→ WHAT YOU NEED TO DO: Everything from the first line down to the line containing "for Tourism, Major" is to be retyped exactly, both ends included, with pictures left out.

→ SOURCE DATA:

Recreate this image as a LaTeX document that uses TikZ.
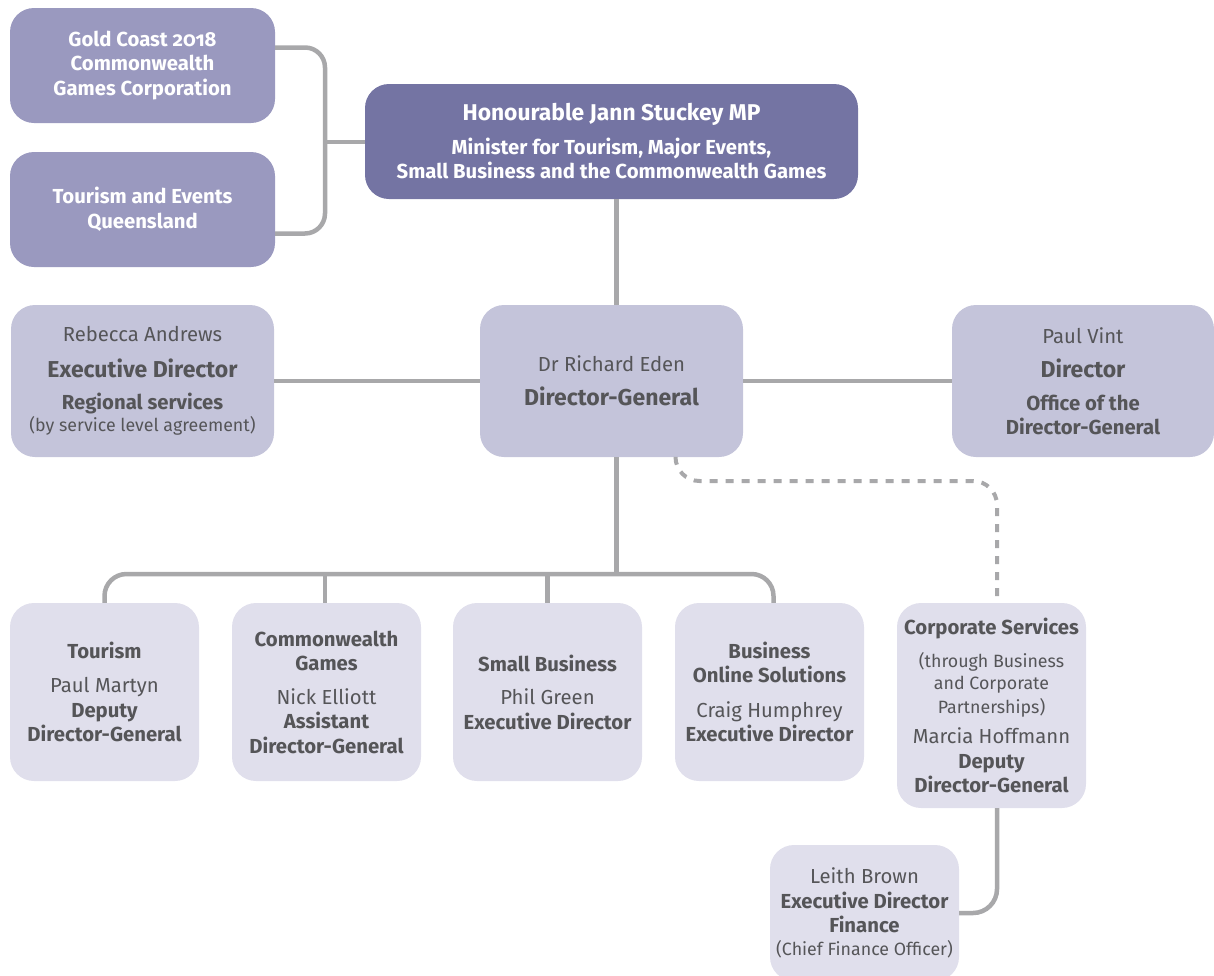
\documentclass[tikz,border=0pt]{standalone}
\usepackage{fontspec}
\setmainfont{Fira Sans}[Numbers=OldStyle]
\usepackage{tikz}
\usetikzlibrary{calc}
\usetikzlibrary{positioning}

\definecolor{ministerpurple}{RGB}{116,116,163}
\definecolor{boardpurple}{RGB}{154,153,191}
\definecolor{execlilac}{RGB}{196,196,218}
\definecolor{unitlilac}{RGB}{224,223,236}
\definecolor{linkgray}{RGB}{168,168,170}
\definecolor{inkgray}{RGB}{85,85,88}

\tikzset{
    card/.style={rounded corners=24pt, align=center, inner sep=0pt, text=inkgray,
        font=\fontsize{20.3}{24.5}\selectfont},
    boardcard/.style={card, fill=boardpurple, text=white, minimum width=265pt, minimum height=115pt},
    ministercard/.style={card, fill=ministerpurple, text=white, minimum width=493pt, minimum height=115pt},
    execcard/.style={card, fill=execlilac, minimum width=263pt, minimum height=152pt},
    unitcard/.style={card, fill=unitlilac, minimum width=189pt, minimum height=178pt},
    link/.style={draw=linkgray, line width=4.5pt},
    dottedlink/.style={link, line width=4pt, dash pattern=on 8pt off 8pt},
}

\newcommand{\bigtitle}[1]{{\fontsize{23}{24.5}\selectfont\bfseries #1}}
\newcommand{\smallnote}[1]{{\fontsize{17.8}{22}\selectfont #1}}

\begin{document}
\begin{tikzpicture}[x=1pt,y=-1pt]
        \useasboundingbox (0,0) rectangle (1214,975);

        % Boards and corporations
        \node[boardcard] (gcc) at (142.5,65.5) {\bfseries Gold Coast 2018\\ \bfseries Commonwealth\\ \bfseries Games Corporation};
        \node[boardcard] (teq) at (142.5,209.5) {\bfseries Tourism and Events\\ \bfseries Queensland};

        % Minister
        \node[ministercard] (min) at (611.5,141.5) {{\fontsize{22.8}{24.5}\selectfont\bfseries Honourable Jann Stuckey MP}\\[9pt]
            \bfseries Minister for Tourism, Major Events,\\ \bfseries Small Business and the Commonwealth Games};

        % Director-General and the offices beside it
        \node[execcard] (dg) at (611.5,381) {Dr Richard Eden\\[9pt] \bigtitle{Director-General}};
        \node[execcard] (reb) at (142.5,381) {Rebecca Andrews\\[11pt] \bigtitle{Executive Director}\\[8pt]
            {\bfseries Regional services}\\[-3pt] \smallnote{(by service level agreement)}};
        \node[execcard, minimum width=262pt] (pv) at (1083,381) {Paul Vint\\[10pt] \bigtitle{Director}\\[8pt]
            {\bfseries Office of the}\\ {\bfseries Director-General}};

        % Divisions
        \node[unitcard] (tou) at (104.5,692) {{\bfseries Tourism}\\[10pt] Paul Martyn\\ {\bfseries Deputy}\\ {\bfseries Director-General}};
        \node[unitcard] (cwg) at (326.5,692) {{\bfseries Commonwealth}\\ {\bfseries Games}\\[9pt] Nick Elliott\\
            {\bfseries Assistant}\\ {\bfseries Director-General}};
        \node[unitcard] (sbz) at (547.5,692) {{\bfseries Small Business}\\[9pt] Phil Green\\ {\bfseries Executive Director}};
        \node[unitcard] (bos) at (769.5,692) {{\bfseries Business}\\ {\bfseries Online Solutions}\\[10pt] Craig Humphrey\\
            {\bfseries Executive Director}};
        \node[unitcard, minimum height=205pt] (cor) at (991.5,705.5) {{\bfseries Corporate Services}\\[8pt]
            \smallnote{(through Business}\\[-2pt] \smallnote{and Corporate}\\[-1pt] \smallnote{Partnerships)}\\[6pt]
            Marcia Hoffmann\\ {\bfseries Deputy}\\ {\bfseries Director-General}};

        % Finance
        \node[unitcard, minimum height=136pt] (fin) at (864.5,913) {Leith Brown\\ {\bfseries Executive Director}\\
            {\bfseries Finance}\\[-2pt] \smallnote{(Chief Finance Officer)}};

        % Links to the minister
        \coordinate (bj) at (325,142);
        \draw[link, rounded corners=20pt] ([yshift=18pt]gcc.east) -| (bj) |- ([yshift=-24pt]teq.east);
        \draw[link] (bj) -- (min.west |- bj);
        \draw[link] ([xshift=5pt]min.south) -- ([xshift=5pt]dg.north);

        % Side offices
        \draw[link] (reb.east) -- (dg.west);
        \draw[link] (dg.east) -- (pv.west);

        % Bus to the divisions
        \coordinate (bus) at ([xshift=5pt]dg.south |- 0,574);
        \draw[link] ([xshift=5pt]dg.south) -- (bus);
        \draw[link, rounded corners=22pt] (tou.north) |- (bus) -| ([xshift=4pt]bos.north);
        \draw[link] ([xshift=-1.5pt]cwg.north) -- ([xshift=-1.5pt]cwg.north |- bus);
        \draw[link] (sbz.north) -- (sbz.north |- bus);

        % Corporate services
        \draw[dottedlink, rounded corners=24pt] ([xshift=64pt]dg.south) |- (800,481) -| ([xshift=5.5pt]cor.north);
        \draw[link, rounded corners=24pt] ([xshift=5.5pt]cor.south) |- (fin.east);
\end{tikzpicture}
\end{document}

→ COMPLETED EXERCISE:
Recreate this image as a LaTeX document that uses TikZ.
\documentclass[tikz,border=0pt]{standalone}
\usepackage{fontspec}
\setmainfont{Fira Sans}[Numbers=OldStyle]
\usepackage{tikz}
\usetikzlibrary{calc}
\usetikzlibrary{positioning}

\definecolor{ministerpurple}{RGB}{116,116,163}
\definecolor{boardpurple}{RGB}{154,153,191}
\definecolor{execlilac}{RGB}{196,196,218}
\definecolor{unitlilac}{RGB}{224,223,236}
\definecolor{linkgray}{RGB}{168,168,170}
\definecolor{inkgray}{RGB}{85,85,88}

\tikzset{
    card/.style={rounded corners=24pt, align=center, inner sep=0pt, text=inkgray,
        font=\fontsize{20.3}{24.5}\selectfont},
    boardcard/.style={card, fill=boardpurple, text=white, minimum width=265pt, minimum height=115pt},
    ministercard/.style={card, fill=ministerpurple, text=white, minimum width=493pt, minimum height=115pt},
    execcard/.style={card, fill=execlilac, minimum width=263pt, minimum height=152pt},
    unitcard/.style={card, fill=unitlilac, minimum width=189pt, minimum height=178pt},
    link/.style={draw=linkgray, line width=4.5pt},
    dottedlink/.style={link, line width=4pt, dash pattern=on 8pt off 8pt},
}

\newcommand{\bigtitle}[1]{{\fontsize{23}{24.5}\selectfont\bfseries #1}}
\newcommand{\smallnote}[1]{{\fontsize{17.8}{22}\selectfont #1}}

\begin{document}
\begin{tikzpicture}[x=1pt,y=-1pt]
        \useasboundingbox (0,0) rectangle (1214,975);

        % Boards and corporations
        \node[boardcard] (gcc) at (142.5,65.5) {\bfseries Gold Coast 2018\\ \bfseries Commonwealth\\ \bfseries Games Corporation};
        \node[boardcard] (teq) at (142.5,209.5) {\bfseries Tourism and Events\\ \bfseries Queensland};

        % Minister
        \node[ministercard] (min) at (611.5,141.5) {{\fontsize{22.8}{24.5}\selectfont\bfseries Honourable Jann Stuckey MP}\\[9pt]
            \bfseries Minister for Tourism, Major Events,\\ \bfseries Small Business and the Commonwealth Games};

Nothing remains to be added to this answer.